The office designer will use tools such as blocking, stacking and bubble diagrams to begin to define the space, or in some cases to determine if the space is even feasible. At this point in the process the designer is often working in concert with real estate representatives to assess different properties the client is considering. It is clear that the accuracy of the programming data is critical to making an informed decision. Once a property is selected, the floor plan is finalized and planning begins for finishes and furnishings. Many factors will influence these choices including functional needs, aesthetics, budget considerations, ergonomics and environmental options. Numerous studies have shown that office workers are bothered most often by noise, inferior lighting, lack of control over air temperature and poor indoor air quality. These factors contribute to diminished worker productivity that, in turn, will lower profits. Conversely, there is empirical evidence of gains of more than 15 percent in worker productivity when building occupants are provided with acoustical and temperature control, appropriate task and ambient lighting, and healthy air. It is, therefore, extremely important that the decisions made at this juncture elevate the quality of life for the office occupants. The current tight labor market further reinforces the importance of a nurturing environment. Surveys show that potential employees highly value workplaces that demonstrate a firm's commitment to a well cared-for workforce.

A broad variety of workspace options have emerged in recent years that have moved away from the concept of the private office and have re-engineered the workplace. Whether or not these alternative strategies are utilized will often depend on the corporate culture, the diversity of the workforce and their need for mobility. The most commonly used include:

  • Non-Dedicated Workspaces: Space is allocated on an as-needed basis or to support a specific or temporary function.
    • Hoteling: Workspace is reserved in advance for a specified length of time.
    • Free Address (or Just-In-Time): Unassigned workspaces are used on a first-come, first-served basis.
    • Group Address: Space is dedicated to a team or group for the duration of a specific project or task.

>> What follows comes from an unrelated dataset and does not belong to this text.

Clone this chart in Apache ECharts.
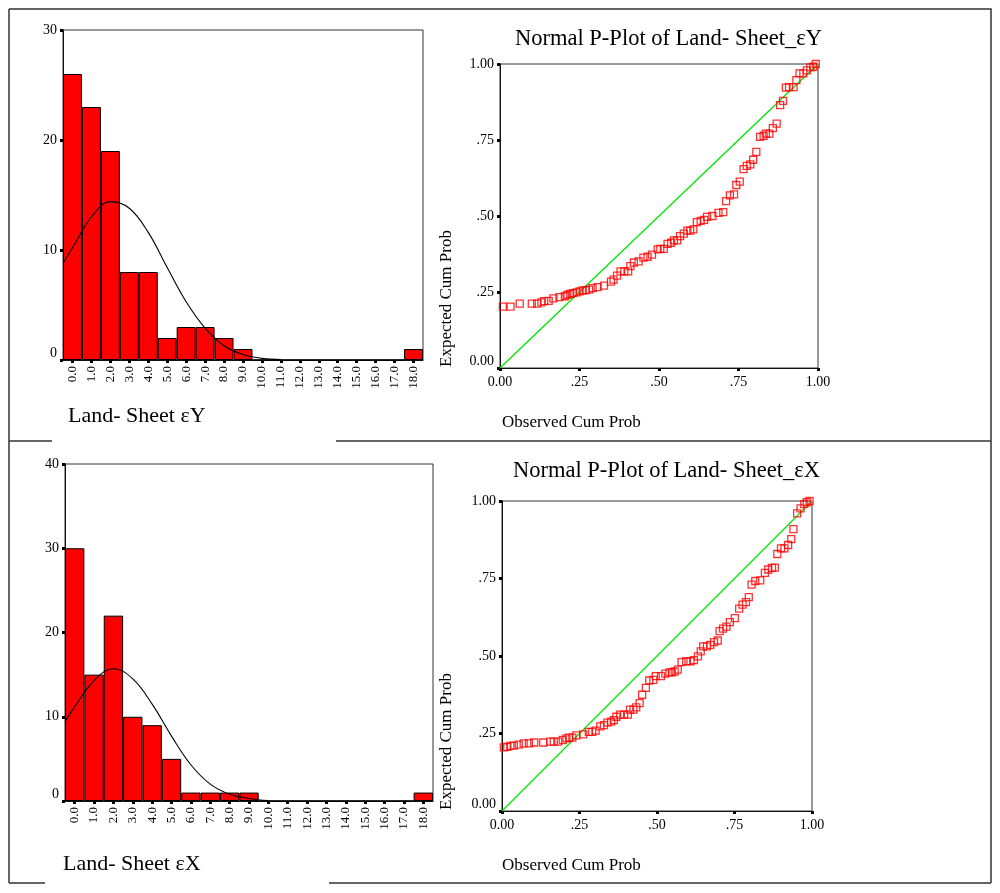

    • Shared Workspace: Two or more shifts of workers share one workstation.
  • Interactive Workspaces: Work areas are designed to be flexible and to support teams as they shrink or expand.
    • Caves and Commons: A dedicated open group space is surrounded by individual offices or workstations.
    • Activity Centers: The setting is designed to support specific group activities.
    • Team Suites: Project teams are co-located for a specific period of time or until the completion of the task.
  • Autonomous Workspaces: Workplace alternatives independent from the traditional office setting.
    • Telecommuting: The ability to work at home, full or part time, and be technologically connected to the office.
    • Satellite Office: A fully supported facility provided to groups of workers closer to their homes.
    • Virtual Office: The ability to work anytime, anywhere, i.e., from a hotel room, on an airplane, in a car.
The success of the office project is dependent not only on the designer's proper response to the client's current needs but also on the ability of the workspace to change as business changes. Even the most traditional organizations are reconfiguring due to the rapid rise of new computer and communication technologies. Employee expectations are high, and many have come to expect amenities such as natural light, operable windows, impromptu activity settings, and break rooms that offer more than the usual coffee machine. Professional facility design is a proven strategic device for attracting and retaining a topnotch workforce, leading to better work, higher sales, increased customer satisfaction and, eventually, to improved financial success.